(a) No life insurance policy issued on or after the effective date of this subchapter, except as stated in section 1000a, shall be delivered or issued for delivery in the Virgin Islands unless it contains in substance the provisions in paragraphs (1) through (6), or corresponding provisions which in the opinion of the Commissioner are at least as favorable to the defaulting or surrendering policyholder as are the minimum requirements specified in this subchapter and are essentially in compliance with section 1000.
(1) In the event of default in any premium payment, the company shall grant, upon proper request not later than 60 days after the due date of the premium in default, a paid-up nonforfeiture benefit on a plan stipulated in the policy, effective as of the due date, of such amount as may be specified in this subchapter. Instead of the stipulated paid-up nonforfeiture benefit, the company may substitute, upon proper request not later than 60 days after the due date of the premium in default, an actuarially equivalent alternative paid-up nonforfeiture benefit which provides a greater amount or longer period of death benefits or, if applicable, a greater amount or earlier payment of endowment benefits.

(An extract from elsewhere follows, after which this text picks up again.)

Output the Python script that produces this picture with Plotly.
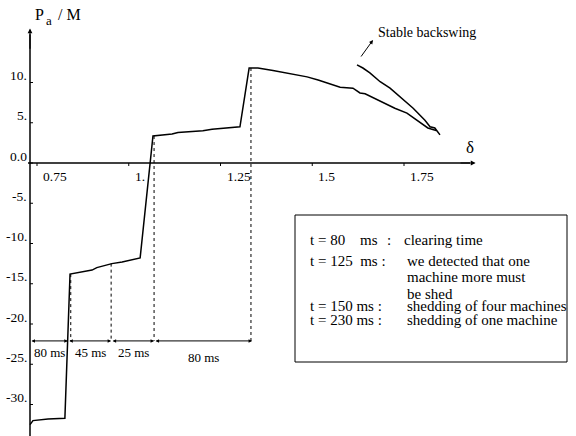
import plotly.graph_objects as go

# ---- data ----
delta = [0.731, 0.734, 0.739, 0.780, 0.826, 0.840, 0.900, 0.913, 0.927, 0.954, 0.982,
         1.031, 1.066, 1.118, 1.134, 1.202, 1.227, 1.295, 1.303, 1.328, 1.352, 1.393,
         1.418, 1.486, 1.516, 1.543, 1.576, 1.611, 1.630, 1.644, 1.666, 1.693, 1.725,
         1.758, 1.794, 1.815, 1.840, 1.848, 1.834, 1.821, 1.807, 1.775, 1.739, 1.712,
         1.685, 1.657, 1.638, 1.622]
pa = [-32.5, -32.3, -32.0, -31.8, -31.7, -13.8, -13.3, -13.0, -12.8, -12.5, -12.3,
      -11.8, 3.35, 3.6, 3.8, 4.0, 4.2, 4.5, 4.5, 11.8, 11.8, 11.5,
      11.3, 10.7, 10.3, 9.9, 9.4, 9.3, 8.7, 8.6, 8.1, 7.45, 6.8,
      6.2, 5.1, 4.35, 4.0, 3.5, 4.35, 4.5, 5.3, 6.8, 8.2, 9.3,
      10.1, 11.2, 11.8, 12.2]

event_delta = [0.842, 0.952, 1.069, 1.333]      # dotted markers
event_pa = [-13.8, -12.5, 3.35, 11.8]
span_edges = [0.731, 0.834, 0.952, 1.069, 1.336]
span_labels = ["80 ms", "45 ms", "25 ms", "80 ms"]
span_y = -22.1

x_ticks = [0.75, 1.0, 1.25, 1.5, 1.75]
x_tick_labels = ["0.75", "1.", "1.25", "1.5", "1.75"]
y_ticks = [10, 5, 0, -5, -10, -15, -20, -25, -30]
y_tick_labels = ["10.", "5.", "0.0", "-5.", "-10.", "-15.", "-20.", "-25.", "-30."]

legend_left = ["t = 125 ms :", "t = 150 ms :", "t = 230 ms :"]
legend_lines = ["clearing time", "we detected that one", "machine more must", "be shed",
                "shedding of four machines", "shedding of one machine"]

# ---- geometry ----
W, H = 576, 436
PXU = 367.0      # px per delta unit
PYU = 8.05       # px per P unit
X0PX, Y0PX = 37.0, 163.0   # pixel of delta=0.75, P=0
x_lo = 0.75 - X0PX / PXU
x_hi = x_lo + W / PXU
y_hi = Y0PX / PYU
y_lo = y_hi - H / PYU
AXIS_X = x_lo + 30 / PXU

def px(x):
    return x / W

def py(y):
    return 1 - y / H

FONT = "Liberation Serif"
fig = go.Figure()
fig.add_trace(go.Scatter(x=delta, y=pa, mode="lines",
                         line=dict(color="black", width=1.5), hoverinfo="skip"))
for xd, yd in zip(event_delta, event_pa):
    fig.add_trace(go.Scatter(x=[xd, xd], y=[yd, span_y], mode="lines",
                             line=dict(color="black", width=1, dash="dot"), hoverinfo="skip"))

shapes = []
ann = []
# axes
shapes.append(dict(type="line", xref="x", yref="y", x0=AXIS_X, x1=AXIS_X, y0=y_lo, y1=16.0,
                   line=dict(color="black", width=1.5)))
shapes.append(dict(type="line", xref="x", yref="y", x0=AXIS_X - 2 / PXU, x1=1.93, y0=0, y1=0,
                   line=dict(color="black", width=1.5)))
ann.append(dict(xref="x", yref="y", axref="x", ayref="y", x=AXIS_X, y=16.7, ax=AXIS_X, ay=14.0,
                text="", showarrow=True, arrowhead=2, arrowsize=0.8, arrowwidth=1.2, arrowcolor="black"))
ann.append(dict(xref="x", yref="y", axref="x", ayref="y", x=1.945, y=0, ax=1.90, ay=0,
                text="", showarrow=True, arrowhead=2, arrowsize=0.8, arrowwidth=1.2, arrowcolor="black"))
# ticks
TF = dict(family=FONT, size=13.5, color="black")
for t, lab in zip(x_ticks, x_tick_labels):
    shapes.append(dict(type="line", xref="x", yref="y", x0=t, x1=t, y0=0, y1=-3 / PYU,
                       line=dict(color="black", width=1)))
    ann.append(dict(xref="x", yref="y", x=t + 4 / PXU, y=0, yshift=-13, xanchor="left",
                    yanchor="middle", text=lab, showarrow=False, font=TF))
for t, lab in zip(y_ticks, y_tick_labels):
    shapes.append(dict(type="line", xref="x", yref="y", x0=AXIS_X, x1=AXIS_X + 3 / PXU, y0=t, y1=t,
                       line=dict(color="black", width=1)))
    ann.append(dict(xref="x", yref="y", x=AXIS_X - 1 / PXU, y=t, yshift=7, xanchor="right",
                    yanchor="middle", text=lab, showarrow=False, font=TF))
# spans
for i, lab in enumerate(span_labels):
    a, b = span_edges[i], span_edges[i + 1]
    ann.append(dict(xref="x", yref="y", axref="x", ayref="y", x=b, y=span_y, ax=a, ay=span_y,
                    text="", showarrow=True, arrowhead=2, arrowside="end+start", arrowsize=0.7,
                    arrowwidth=1, arrowcolor="black", standoff=0, startstandoff=0))
    ann.append(dict(xref="x", yref="y", x=(a + b) / 2 + (1 / PXU if i < 3 else 0), y=span_y,
                    yshift=-12 if i < 3 else -17, xanchor="center", yanchor="middle", text=lab,
                    showarrow=False, font=dict(family=FONT, size=13, color="black")))

# axis titles
TT = dict(family=FONT, size=16, color="black")
ann.append(dict(xref="paper", yref="paper", x=px(33), y=py(15), xanchor="left", yanchor="middle",
                text="P", showarrow=False, font=TT))
ann.append(dict(xref="paper", yref="paper", x=px(44), y=py(21), xanchor="left", yanchor="middle",
                text="a", showarrow=False, font=dict(family=FONT, size=13, color="black")))
ann.append(dict(xref="paper", yref="paper", x=px(56), y=py(15), xanchor="left", yanchor="middle",
                text="/ M", showarrow=False, font=TT))
ann.append(dict(xref="paper", yref="paper", x=px(470), y=py(148), xanchor="center", yanchor="middle",
                text="δ", showarrow=False, font=dict(family=FONT, size=17, color="black")))
ann.append(dict(xref="paper", yref="paper", x=px(376), y=py(32), xanchor="left", yanchor="middle",
                text="Stable backswing", showarrow=False, font=dict(family=FONT, size=14, color="black")))
ann.append(dict(xref="paper", yref="paper", axref="pixel", ayref="pixel", x=px(373), y=py(40),
                ax=-13, ay=18, text="", showarrow=True, arrowhead=2, arrowsize=0.8,
                arrowwidth=1, arrowcolor="black"))

# legend box
shapes.append(dict(type="rect", xref="paper", yref="paper", x0=px(295), x1=px(567), y0=py(362),
                   y1=py(215), line=dict(color="black", width=1)))
LF = dict(family=FONT, size=15, color="black")
def txt(x, y, s):
    ann.append(dict(xref="paper", yref="paper", x=px(x), y=py(y), xanchor="left", yanchor="middle",
                    text=s, showarrow=False, font=LF))
txt(308, 240, "t = 80")
txt(358, 240, "ms")
txt(385, 240, ":")
txt(402, 240, legend_lines[0])
txt(308, 261, "t = 125 ms :".replace(" ms", "  ms"))
txt(405, 261, legend_lines[1])
txt(405, 277, legend_lines[2])
txt(405, 294, legend_lines[3])
txt(308, 306, legend_left[1])
txt(405, 306, legend_lines[4])
txt(308, 320, legend_left[2])
txt(405, 320, legend_lines[5])

fig.update_layout(width=W, height=H, autosize=False, margin=dict(l=0, r=0, t=0, b=0, pad=0),
                  paper_bgcolor="white", plot_bgcolor="white", showlegend=False,
                  xaxis=dict(range=[x_lo, x_hi], visible=False, fixedrange=True),
                  yaxis=dict(range=[y_lo, y_hi], visible=False, fixedrange=True),
                  shapes=shapes, annotations=ann)
fig.write_html("out.html", config={"displayModeBar": False},
               post_script="document.body.style.margin='0px';document.body.style.padding='0px';")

(2) Upon surrender of the policy not later than 60 days after the due date of any premium payment in default after premiums have been paid for at least three full years in the case of ordinary insurance or five full years in the case of industrial insurance, the company shall pay, instead of any paid-up nonforfeiture benefit, a cash surrender value of such amount as may be specified in this subchapter.
(3) A specified paid-up nonforfeiture benefit becomes effective as specified in the policy unless the person entitled to make the election elects another available option not later than 60 days after the due date of the premium in default.
(4) If the policy becomes paid-up by completion of all premium payments or if it is continued under any paid-up nonforfeiture benefit that became effective on or after the third policy anniversary in the case of ordinary insurance or the fifth policy anniversary in the case of industrial insurance, the company shall pay, upon surrender of the policy not later than 30 days after any policy anniversary, a cash surrender value of such amounts as may be specified.
(5) For policies that cause, on a basis guaranteed in the policy, unscheduled changes in benefits or premiums, or which provide an option for changes in benefits or premiums other than a change to a new policy, a statement of the mortality table, interest rate and method used in calculating cash surrender values and the paid-up nonforfeiture benefits available under the policy. For all other policies, a statement of the mortality table and interest rate used in calculating the cash surrender values and the paid-up nonforfeiture benefits available under the policy, together with a table showing the cash surrender value, if any, and paid-up nonforfeiture benefit, if any, available under the policy on each policy anniversary either during the first 20 policy years or during the term of the policy, whichever is shorter such values and benefits to be calculated upon the assumption that there are no dividends or paid-up additions credited to the policy and that there is no indebtedness to the company on the policy.
(6) A statement that the cash surrender values and the paid-up nonforfeiture benefits available under the policy are not less than the minimum values and benefits required by or pursuant to the insurance law of the state in which the policy is delivered; an explanation of the manner in which the cash surrender values and the paid-up nonforfeiture benefits are altered by the existence of any paid-up additions credited to the policy or any indebtedness to the company on the policy; if a detailed statement of the method of computation of the values and benefits shown in the policy is not stated, a statement that the method of computation has been filed with the insurance supervisory official of the state in which the policy is delivered; and a statement of the method to be used in calculating the cash surrender value and a paid-up nonforfeiture benefit available under the policy on any policy anniversary beyond the last anniversary for which values and benefits are consecutively shown in the policy.
(b) Any of the foregoing provisions or portions thereof not applicable by reason of the plan of insurance may, to the extent inapplicable, be omitted from the policy.
(c) The company reserves the right to defer the payment of any cash surrender value for a period of six months after demand therefor with surrender of the policy.